Bref, sortons-nous de ces comparaisons fatigantes avec les autres domaines d'ingénierie et continuons de réfléchir à comment faire les choses dans notre propre domaine. Les sources d'inspiration sont certes bonnes à prendre mais ont leurs limites qu'il faut savoir accepter. Le mouvement du Software Craftsmanship est une étape importante dans notre réflexion qui a le mérite de replacer les connaissances techniques au coeur du processus de création d'un logiciel. Elément qu'on a tendance à oublier avec la généralisation des méthodes agiles.

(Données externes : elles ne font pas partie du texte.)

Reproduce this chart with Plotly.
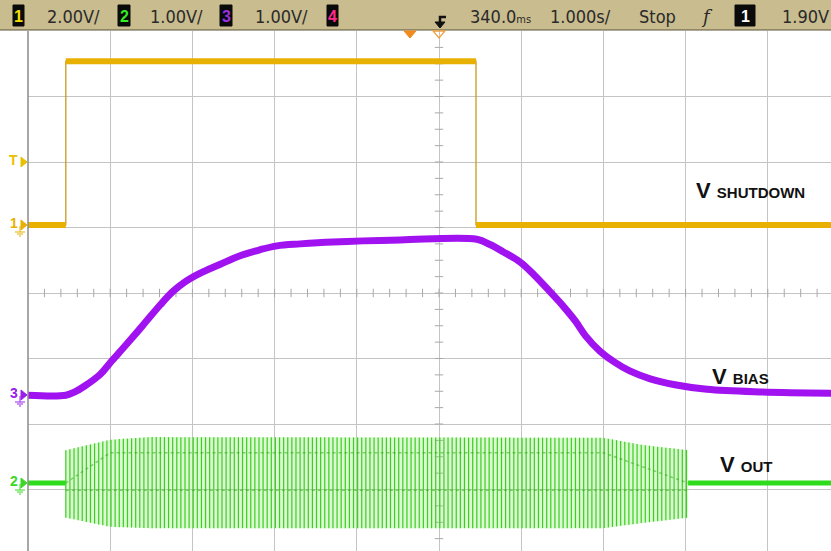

Un dernier point qui me chiffonne dans ces discussions autour de notre profession: pourquoi nous généralisons   souvent à partir de l'observation de notre propre nombril ? J'avais traduit il y a bientôt 9 ans un article très intéressant de JoelOnSoftware qui distinguait les différents mondes du développement logiciel. Il est toujours tellement d'actualité ! Dans toutes nos discussions sur le software craftsmanship nous réduisons systématiquement nos constats à notre propre monde. C'est un peu comme comparer le job du plombier et du menuisier. Ils ont bien sûr des points communs, de là à appliquer les mêmes règles à l'un et à l'autre, le raccourci est hasardeux...

1 comment:

pif said...

Article très sympa.
Je vois cependant un intérêt à se confronter d'autres domaines d'ingéniérie, ce qu'en brainstorming on appelle la "cross-fertilisation", i.e. le fait de trouver des idées innovantes en examinant des domaines a priori peu liés au notre.
Reste que tes réserves sont très valables, et qu'il convient en effet de se méfier des simplifications (appréciées en particulier des nos directions de projet).